Wednesday, April 4, 2012

Day 95 "We Never Know"

As we head in the direction of a place that exists somewhere in the future, somewhere in a future time, and somewhere in an unknown state of mind, we find ourselves filled with both apprehension and excitement.
From here we could be anything, we could do anything, and we might become lost too far from all the things that we know.
I have never been in control of the winds, and only a hope that I was heading in the right direction kept my sights on the horizon.
In my youth I never acknowledged time, I never paid attention to the consequences of every step that I took, because somehow I just knew that it would work itself out.
Now as an adult I struggle with the outcome, and analyze the decisions, the steps that I take and ever who I let my heart beat for.
As an adult I have never been so nervous and unsure of my intentions.
Who am I in the future?
Am I free from this cycle of thought, this worry that plagues me after a decision has been made?
In the future do I even find out the answer as to what part Danbox is to play in my life?
I want to appreciate the fact that I have moved on to new questions in my life.
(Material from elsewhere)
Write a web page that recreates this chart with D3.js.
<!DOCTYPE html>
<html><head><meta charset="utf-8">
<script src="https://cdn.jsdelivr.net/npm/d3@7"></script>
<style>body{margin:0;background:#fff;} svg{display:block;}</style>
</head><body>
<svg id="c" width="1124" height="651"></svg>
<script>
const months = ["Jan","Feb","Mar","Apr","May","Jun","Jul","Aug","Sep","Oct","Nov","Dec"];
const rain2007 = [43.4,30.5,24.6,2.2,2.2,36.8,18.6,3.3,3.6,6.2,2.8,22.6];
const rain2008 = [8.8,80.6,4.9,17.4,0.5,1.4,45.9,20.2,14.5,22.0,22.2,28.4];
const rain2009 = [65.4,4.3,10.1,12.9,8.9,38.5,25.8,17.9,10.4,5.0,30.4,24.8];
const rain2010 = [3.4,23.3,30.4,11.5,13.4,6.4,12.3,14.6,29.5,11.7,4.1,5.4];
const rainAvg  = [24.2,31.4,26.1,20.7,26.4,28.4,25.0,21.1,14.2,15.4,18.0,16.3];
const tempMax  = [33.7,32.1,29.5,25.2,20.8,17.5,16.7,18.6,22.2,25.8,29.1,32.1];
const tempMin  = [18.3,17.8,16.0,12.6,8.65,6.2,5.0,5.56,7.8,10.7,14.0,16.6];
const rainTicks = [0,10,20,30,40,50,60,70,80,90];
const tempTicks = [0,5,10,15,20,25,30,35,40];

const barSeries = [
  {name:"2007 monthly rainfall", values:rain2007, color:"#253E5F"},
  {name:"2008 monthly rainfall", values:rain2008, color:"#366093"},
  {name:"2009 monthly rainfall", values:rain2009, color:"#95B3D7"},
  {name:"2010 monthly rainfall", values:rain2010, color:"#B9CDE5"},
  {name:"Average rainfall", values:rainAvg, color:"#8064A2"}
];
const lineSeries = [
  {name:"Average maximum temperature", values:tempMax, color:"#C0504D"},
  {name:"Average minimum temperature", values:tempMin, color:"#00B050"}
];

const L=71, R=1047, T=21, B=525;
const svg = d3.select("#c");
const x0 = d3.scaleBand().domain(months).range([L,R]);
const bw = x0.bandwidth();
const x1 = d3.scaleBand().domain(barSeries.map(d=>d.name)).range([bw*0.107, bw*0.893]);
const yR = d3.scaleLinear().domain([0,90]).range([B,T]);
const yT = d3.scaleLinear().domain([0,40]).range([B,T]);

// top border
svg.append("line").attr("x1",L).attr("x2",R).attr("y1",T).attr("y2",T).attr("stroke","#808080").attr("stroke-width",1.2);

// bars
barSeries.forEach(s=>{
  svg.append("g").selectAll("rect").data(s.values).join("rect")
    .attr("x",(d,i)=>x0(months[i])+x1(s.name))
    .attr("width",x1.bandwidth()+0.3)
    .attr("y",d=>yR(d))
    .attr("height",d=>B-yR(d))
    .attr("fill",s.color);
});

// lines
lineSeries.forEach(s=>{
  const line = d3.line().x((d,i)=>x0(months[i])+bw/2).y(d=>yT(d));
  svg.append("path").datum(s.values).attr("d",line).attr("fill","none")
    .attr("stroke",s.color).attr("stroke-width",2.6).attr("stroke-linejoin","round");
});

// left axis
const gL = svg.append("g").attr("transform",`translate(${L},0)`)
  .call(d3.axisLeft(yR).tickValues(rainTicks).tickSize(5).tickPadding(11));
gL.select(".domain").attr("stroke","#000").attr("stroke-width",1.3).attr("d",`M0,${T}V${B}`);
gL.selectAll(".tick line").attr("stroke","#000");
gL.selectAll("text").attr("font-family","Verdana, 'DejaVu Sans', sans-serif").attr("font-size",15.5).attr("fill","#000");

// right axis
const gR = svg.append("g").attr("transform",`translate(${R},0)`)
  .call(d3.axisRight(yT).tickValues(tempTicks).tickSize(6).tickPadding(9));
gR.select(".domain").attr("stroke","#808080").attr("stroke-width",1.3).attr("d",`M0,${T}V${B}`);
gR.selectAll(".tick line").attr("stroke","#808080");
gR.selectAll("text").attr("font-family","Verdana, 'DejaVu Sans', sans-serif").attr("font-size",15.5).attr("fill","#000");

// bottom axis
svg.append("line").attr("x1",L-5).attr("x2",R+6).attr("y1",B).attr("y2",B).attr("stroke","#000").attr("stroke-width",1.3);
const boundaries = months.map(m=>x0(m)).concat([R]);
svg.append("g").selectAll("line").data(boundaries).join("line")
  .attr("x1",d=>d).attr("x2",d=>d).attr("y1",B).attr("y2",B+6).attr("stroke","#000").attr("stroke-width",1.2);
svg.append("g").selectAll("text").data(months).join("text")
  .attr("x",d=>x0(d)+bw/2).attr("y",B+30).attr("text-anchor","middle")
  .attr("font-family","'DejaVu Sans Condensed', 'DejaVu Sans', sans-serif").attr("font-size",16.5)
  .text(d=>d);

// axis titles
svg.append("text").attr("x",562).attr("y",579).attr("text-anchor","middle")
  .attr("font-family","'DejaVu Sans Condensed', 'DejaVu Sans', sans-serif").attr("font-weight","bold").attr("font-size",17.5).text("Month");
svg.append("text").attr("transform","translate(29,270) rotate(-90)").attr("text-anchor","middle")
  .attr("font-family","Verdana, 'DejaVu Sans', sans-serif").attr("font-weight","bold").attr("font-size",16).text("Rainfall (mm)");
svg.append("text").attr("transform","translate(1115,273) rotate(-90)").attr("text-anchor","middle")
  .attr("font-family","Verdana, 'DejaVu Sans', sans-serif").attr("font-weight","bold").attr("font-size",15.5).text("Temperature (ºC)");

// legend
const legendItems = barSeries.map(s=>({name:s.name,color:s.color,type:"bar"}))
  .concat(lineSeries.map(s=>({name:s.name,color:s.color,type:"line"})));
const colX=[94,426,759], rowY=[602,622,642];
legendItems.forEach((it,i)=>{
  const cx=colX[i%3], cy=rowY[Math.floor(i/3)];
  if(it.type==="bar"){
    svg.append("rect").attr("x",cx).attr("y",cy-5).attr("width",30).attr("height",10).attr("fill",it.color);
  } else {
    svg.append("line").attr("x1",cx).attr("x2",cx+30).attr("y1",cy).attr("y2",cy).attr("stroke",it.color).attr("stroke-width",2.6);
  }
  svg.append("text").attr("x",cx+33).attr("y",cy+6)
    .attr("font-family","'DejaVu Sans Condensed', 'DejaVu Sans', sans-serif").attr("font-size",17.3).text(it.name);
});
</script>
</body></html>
No longer do I find myself obsessively asking myself, Time The Thief or the universe if my past will be coming back any time soon, or ever. Now I find myself asking if I will arrive at what I consider will be my destiny any time soon, or if this wanted sprint is more of an unwanted marathon?
The direction seems clear enough for me now, and even though I do not control the winds, I know that I can, and I will, attempt to trust the direction they desire to take me.
Where are we going?
We never know, at least I know that.